[start of Exercise material]

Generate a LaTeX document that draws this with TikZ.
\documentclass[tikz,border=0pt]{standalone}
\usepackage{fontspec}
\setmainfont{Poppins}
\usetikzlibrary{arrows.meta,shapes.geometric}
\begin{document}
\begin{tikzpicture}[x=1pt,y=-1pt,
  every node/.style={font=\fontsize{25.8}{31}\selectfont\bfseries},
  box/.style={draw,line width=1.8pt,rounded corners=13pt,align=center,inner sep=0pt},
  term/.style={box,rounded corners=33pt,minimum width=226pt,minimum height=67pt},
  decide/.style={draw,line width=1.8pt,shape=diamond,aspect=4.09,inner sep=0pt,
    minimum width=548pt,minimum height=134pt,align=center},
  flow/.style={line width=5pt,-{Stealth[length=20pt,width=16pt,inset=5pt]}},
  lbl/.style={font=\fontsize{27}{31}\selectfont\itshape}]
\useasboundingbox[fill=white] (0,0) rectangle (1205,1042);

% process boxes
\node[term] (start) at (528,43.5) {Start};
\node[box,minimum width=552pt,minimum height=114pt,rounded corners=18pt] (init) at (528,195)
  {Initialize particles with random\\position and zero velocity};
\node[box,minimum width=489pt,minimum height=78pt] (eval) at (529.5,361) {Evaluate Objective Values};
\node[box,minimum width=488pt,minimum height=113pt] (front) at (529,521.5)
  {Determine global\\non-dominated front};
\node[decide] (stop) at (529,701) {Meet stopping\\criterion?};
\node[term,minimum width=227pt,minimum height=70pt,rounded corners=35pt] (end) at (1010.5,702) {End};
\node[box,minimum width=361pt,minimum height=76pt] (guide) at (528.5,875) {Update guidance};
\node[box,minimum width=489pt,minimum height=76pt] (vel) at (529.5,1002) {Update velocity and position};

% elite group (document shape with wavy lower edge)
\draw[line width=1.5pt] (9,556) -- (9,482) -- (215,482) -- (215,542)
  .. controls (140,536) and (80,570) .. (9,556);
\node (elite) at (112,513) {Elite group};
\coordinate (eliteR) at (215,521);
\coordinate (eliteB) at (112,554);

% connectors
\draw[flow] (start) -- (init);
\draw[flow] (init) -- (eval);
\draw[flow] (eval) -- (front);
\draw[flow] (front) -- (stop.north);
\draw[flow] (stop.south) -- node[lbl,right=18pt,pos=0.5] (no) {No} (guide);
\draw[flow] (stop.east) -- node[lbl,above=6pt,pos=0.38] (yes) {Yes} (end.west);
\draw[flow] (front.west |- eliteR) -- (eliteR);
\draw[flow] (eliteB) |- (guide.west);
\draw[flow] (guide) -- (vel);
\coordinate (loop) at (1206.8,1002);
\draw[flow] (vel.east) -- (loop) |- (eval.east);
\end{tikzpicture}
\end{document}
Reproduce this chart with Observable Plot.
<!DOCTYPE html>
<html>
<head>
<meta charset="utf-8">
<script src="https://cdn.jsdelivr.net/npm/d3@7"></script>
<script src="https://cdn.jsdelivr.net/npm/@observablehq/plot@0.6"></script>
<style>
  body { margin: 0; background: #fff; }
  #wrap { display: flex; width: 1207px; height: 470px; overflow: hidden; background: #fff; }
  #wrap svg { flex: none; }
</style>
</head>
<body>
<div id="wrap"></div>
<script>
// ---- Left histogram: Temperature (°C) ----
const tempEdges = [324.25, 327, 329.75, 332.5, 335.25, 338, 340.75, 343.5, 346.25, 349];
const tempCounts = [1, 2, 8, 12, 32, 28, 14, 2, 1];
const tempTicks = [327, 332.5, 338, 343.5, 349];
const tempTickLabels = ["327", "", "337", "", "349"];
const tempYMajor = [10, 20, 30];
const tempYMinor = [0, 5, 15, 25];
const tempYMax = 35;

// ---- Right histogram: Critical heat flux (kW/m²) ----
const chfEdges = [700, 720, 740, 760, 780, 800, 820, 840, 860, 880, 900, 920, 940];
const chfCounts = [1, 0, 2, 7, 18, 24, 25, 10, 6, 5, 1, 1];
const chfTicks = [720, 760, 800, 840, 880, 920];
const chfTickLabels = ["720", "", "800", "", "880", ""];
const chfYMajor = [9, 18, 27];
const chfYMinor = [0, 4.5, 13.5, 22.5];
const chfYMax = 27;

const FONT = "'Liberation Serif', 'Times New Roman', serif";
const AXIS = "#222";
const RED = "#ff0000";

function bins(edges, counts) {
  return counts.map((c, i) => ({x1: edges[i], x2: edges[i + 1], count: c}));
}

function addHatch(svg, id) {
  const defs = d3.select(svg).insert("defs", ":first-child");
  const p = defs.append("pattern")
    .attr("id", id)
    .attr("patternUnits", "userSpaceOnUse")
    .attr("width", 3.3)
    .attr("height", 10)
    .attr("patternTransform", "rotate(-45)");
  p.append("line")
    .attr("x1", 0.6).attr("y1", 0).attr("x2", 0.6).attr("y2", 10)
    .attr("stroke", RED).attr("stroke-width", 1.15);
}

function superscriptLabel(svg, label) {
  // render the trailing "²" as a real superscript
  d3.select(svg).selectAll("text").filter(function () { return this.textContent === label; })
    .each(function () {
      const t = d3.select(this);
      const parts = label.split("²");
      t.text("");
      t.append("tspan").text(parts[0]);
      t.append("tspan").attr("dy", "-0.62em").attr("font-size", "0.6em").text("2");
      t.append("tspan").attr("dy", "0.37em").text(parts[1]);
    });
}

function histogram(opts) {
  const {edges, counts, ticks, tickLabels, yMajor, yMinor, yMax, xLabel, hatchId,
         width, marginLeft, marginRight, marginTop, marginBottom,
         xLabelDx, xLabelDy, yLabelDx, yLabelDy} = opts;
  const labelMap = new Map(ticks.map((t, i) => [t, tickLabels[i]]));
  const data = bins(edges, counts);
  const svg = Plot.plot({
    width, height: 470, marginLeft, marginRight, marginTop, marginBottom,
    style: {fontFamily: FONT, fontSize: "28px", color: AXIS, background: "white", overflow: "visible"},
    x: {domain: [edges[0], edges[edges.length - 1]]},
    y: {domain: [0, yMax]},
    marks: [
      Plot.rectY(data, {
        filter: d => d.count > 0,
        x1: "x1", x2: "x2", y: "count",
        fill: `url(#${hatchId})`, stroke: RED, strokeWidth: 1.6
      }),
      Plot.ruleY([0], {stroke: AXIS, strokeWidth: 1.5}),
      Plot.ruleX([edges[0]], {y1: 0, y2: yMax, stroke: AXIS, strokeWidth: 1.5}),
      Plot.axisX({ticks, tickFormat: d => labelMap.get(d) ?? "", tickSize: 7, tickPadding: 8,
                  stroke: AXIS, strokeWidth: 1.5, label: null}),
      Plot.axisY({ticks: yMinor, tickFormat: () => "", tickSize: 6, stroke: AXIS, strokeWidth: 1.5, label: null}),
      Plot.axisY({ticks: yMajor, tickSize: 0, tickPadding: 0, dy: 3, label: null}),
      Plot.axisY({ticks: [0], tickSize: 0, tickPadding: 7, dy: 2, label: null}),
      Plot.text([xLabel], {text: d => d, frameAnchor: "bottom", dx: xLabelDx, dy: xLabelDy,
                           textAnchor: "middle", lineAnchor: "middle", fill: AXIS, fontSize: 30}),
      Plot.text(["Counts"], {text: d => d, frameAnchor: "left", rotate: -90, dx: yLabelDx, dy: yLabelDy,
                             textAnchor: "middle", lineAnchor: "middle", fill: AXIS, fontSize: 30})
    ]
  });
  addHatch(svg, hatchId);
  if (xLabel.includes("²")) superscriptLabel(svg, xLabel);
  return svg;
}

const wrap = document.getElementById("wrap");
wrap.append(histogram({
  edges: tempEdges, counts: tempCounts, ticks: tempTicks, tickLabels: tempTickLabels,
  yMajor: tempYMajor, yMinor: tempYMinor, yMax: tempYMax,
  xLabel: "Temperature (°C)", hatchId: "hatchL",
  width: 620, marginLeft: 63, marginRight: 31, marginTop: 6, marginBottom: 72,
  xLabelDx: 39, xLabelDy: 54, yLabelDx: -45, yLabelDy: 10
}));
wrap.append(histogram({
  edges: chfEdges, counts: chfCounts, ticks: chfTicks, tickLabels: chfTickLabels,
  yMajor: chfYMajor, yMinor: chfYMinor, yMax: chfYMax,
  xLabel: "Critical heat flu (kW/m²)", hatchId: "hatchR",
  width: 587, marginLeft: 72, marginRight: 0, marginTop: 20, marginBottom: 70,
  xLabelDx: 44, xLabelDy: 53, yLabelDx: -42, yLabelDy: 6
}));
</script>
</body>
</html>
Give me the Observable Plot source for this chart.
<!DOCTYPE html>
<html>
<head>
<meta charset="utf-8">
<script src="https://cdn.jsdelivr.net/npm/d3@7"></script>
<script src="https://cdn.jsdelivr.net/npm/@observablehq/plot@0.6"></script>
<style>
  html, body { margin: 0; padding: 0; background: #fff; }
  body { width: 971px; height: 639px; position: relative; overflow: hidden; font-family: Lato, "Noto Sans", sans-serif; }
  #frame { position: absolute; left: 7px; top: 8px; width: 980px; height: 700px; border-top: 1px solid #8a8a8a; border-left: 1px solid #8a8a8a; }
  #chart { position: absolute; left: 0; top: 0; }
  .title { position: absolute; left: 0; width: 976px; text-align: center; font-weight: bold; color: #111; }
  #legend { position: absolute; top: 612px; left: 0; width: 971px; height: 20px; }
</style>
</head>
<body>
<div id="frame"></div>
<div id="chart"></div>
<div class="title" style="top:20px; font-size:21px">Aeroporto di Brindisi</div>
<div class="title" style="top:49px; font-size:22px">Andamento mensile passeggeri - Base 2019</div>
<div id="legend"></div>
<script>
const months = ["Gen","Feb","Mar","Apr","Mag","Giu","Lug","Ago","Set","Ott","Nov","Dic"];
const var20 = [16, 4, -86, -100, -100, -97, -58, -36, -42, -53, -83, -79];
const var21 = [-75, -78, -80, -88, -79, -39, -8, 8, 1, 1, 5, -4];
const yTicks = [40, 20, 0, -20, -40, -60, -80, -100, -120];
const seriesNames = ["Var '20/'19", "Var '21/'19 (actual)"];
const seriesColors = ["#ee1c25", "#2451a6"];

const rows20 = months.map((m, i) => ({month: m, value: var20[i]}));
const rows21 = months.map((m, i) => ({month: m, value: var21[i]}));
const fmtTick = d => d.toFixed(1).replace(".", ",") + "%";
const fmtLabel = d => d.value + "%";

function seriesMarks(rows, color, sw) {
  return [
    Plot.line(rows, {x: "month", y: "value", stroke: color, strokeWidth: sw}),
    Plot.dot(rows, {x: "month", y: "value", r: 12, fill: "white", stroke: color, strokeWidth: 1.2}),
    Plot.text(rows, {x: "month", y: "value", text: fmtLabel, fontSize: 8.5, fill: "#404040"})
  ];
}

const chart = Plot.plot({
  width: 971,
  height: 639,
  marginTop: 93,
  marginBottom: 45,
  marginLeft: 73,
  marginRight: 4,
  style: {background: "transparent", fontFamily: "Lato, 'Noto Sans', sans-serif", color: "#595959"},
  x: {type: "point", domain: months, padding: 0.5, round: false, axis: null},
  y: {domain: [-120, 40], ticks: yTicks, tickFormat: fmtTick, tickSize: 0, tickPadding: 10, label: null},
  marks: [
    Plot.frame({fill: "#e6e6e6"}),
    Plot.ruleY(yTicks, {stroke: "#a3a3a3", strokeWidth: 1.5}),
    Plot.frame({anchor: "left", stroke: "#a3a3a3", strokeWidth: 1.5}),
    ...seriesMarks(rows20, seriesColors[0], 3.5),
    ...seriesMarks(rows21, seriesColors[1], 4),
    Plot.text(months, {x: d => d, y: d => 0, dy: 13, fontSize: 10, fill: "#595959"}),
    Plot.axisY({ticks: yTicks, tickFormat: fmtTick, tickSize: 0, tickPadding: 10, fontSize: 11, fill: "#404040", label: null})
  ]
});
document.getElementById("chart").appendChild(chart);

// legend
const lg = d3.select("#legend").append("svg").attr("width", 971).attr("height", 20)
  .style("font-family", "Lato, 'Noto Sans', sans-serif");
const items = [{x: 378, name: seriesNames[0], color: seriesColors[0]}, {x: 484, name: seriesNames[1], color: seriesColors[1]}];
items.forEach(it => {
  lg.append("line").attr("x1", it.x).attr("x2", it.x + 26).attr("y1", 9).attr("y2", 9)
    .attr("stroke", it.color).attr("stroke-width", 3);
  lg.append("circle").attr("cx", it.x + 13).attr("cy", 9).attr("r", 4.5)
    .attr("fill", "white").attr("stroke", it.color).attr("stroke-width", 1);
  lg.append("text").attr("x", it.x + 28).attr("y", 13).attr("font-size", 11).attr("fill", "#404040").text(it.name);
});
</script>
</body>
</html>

[end of Exercise material]

◆ Problem to work on
Gather every line from the listing above in which the word "chart" appears.

◆ Solution
Reproduce this chart with Observable Plot.
Give me the Observable Plot source for this chart.
  #chart { position: absolute; left: 0; top: 0; }
<div id="chart"></div>
const chart = Plot.plot({
document.getElementById("chart").appendChild(chart);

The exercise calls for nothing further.